Challenges for children:

They may (mistakenly) view a fraction (for example, 7/8) in the same way as they view a whole number. A fraction has two parts to it: the denominator (for example, the 8 in 7/8) is the equal parts that the fraction is divided into; and the numerator (for example, the 7 in 7/8), is the number of like parts. (So 7/8 has 8 equal parts, and we are talking about 7 of them.) Whole number strategies don't work when adding fractions: adding the tops and then the bottoms doesn't give the correct answer. Saying 7 out of 8 reinforces that misunderstanding. What they know about whole numbers doesn't always apply to ordering fractions. There are fractional numbers between whole numbers. There are tenths on the right of the decimal point, not “oneths”.

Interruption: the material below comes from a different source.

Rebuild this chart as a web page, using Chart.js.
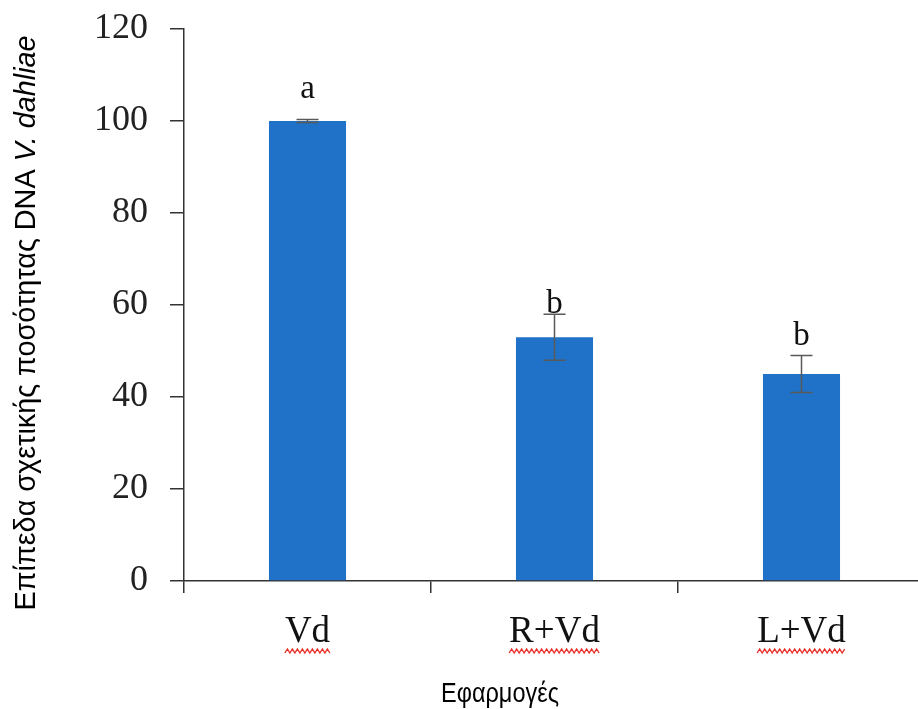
<!DOCTYPE html>
<html>
<head>
<meta charset="utf-8">
<script src="https://cdn.jsdelivr.net/npm/chart.js@4"></script>
<style>
  html, body { margin: 0; padding: 0; background: #fff; overflow: hidden; }
  #wrap { width: 927px; height: 709px; }
</style>
</head>
<body>
<div id="wrap"><canvas id="myChart"></canvas></div>
<script>
const treatments = ['Vd', 'R+Vd', 'L+Vd'];
const dnaLevels = [100, 53, 45];
const dnaErrors = [0.3, 5, 4];
const groupLetters = ['a', 'b', 'b'];
const letterLevels = [105, 58.3, 51.3];
const yTicks = [0, 20, 40, 60, 80, 100, 120];

const serif = '"Liberation Serif", "DejaVu Serif", serif';
const sans = '"Liberation Sans", "Noto Sans", sans-serif';

// error bars, significance letters, spell-check squiggles and axis titles
const extras = {
  id: 'extras',
  afterDatasetsDraw(chart) {
    const ctx = chart.ctx;
    const x = chart.scales.x, y = chart.scales.y;
    ctx.save();
    dnaLevels.forEach((v, i) => {
      const cx = x.getPixelForValue(i);
      const top = y.getPixelForValue(v + dnaErrors[i]);
      const bot = y.getPixelForValue(v - dnaErrors[i]);
      ctx.strokeStyle = '#595959';
      ctx.lineWidth = 1.5;
      ctx.beginPath();
      ctx.moveTo(cx, top); ctx.lineTo(cx, bot);
      ctx.moveTo(cx - 11, top); ctx.lineTo(cx + 11, top);
      ctx.moveTo(cx - 11, bot); ctx.lineTo(cx + 11, bot);
      ctx.stroke();

      ctx.fillStyle = '#111';
      ctx.font = '33px ' + serif;
      ctx.textAlign = 'center';
      ctx.textBaseline = 'alphabetic';
      ctx.fillText(groupLetters[i], cx, y.getPixelForValue(letterLevels[i]));

      // red wavy underline below category label
      ctx.font = '37px ' + serif;
      const w = ctx.measureText(treatments[i]).width;
      const wy = 653;
      ctx.strokeStyle = '#e8302a';
      ctx.lineWidth = 1.4;
      ctx.beginPath();
      const sx = cx - w / 2;
      ctx.moveTo(sx, wy);
      let up = true;
      for (let px = sx + 2.5; px <= cx + w / 2 + 1; px += 2.5) {
        ctx.lineTo(px, up ? wy - 4 : wy);
        up = !up;
      }
      ctx.stroke();
    });

    // x-axis title
    ctx.save();
    ctx.fillStyle = '#000';
    ctx.font = '27px ' + sans;
    ctx.textAlign = 'center';
    ctx.textBaseline = 'alphabetic';
    ctx.translate(500, 702);
    ctx.scale(0.87, 1);
    ctx.fillText('Εφαρμογές', 0, 0);
    ctx.restore();

    // y-axis title with italic species name
    const parts = [
      { t: 'Επίπεδα σχετικής ποσότητας DNA ', f: '28.8px ' + sans },
      { t: 'V. dahliae', f: 'italic 28.8px ' + sans }
    ];
    let total = 0;
    parts.forEach(p => { ctx.font = p.f; p.w = ctx.measureText(p.t).width; total += p.w; });
    ctx.fillStyle = '#000';
    ctx.translate(35, 323);
    ctx.rotate(-Math.PI / 2);
    ctx.textAlign = 'left';
    let px = -total / 2;
    parts.forEach(p => { ctx.font = p.f; ctx.fillText(p.t, px, 0); px += p.w; });
    ctx.restore();
  }
};

const ctx = document.getElementById('myChart');
new Chart(ctx, {
  type: 'bar',
  data: {
    labels: treatments,
    datasets: [{
      data: dnaLevels,
      backgroundColor: '#1f72c7',
      borderWidth: 0,
      categoryPercentage: 1,
      barPercentage: 0.312
    }]
  },
  options: {
    responsive: true,
    maintainAspectRatio: false,
    animation: false,
    layout: { padding: { top: 0, right: 2, left: 0, bottom: 0 } },
    plugins: {
      legend: { display: false },
      tooltip: { enabled: false }
    },
    scales: {
      y: {
        min: 0,
        max: 120,
        afterBuildTicks(scale) { scale.ticks = yTicks.map(v => ({ value: v })); },
        afterFit(scale) {
          scale.width = 184;
          scale.paddingTop = 29;
          scale.paddingBottom = 0;
        },
        border: { color: '#333', width: 1.5 },
        grid: { drawOnChartArea: false, tickLength: 14, color: '#333', lineWidth: 1.5 },
        ticks: { color: '#222', font: { family: serif, size: 36 }, padding: 22 }
      },
      x: {
        afterFit(scale) { scale.height = 128; },
        border: { color: '#333', width: 1.5 },
        grid: { offset: true, drawOnChartArea: false, tickLength: 12, color: '#333', lineWidth: 1.5 },
        ticks: { color: '#111', font: { family: serif, size: 37 }, padding: 17 }
      }
    }
  },
  plugins: [extras]
});
</script>
</body>
</html>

Ways to develop their understanding:

Finding fractions by cutting paper, fruit, cakes, pizzas; shopping, sharing, cooking. Finding fractions of sets, for example, “What is half of this group of buttons?” Finding halfway along pieces of string. Finding different ways to cut a piece of paper in half or in quarters. Dividing paper into fifths and tenths or quarters and eighths and looking for relationships.

PROBLEM SOLVING

Children become better problem solvers if they have been involved in discussion about the problem. Asking the students what they think the problem is about and encouraging them to act out the problem or draw diagrams helps them to build up problem-solving strategies. As the students become more able, help them develop a problem-solving plan, such as the four-step one below: Read and understand the problem. What is the question asking? Make a plan. Where will you start? What are your ideas? Carry out the plan. Are you able to work the problem out? If not, start again. Look back. Have you answered the question? Make changes if necessary.

Possible challenges for children in all areas:

Being able to quickly access and use the mathematical vocabulary needed. Being able to read, with understanding, what the problem is asking. Being able to communicate clearly the processes and/or strategies they are using.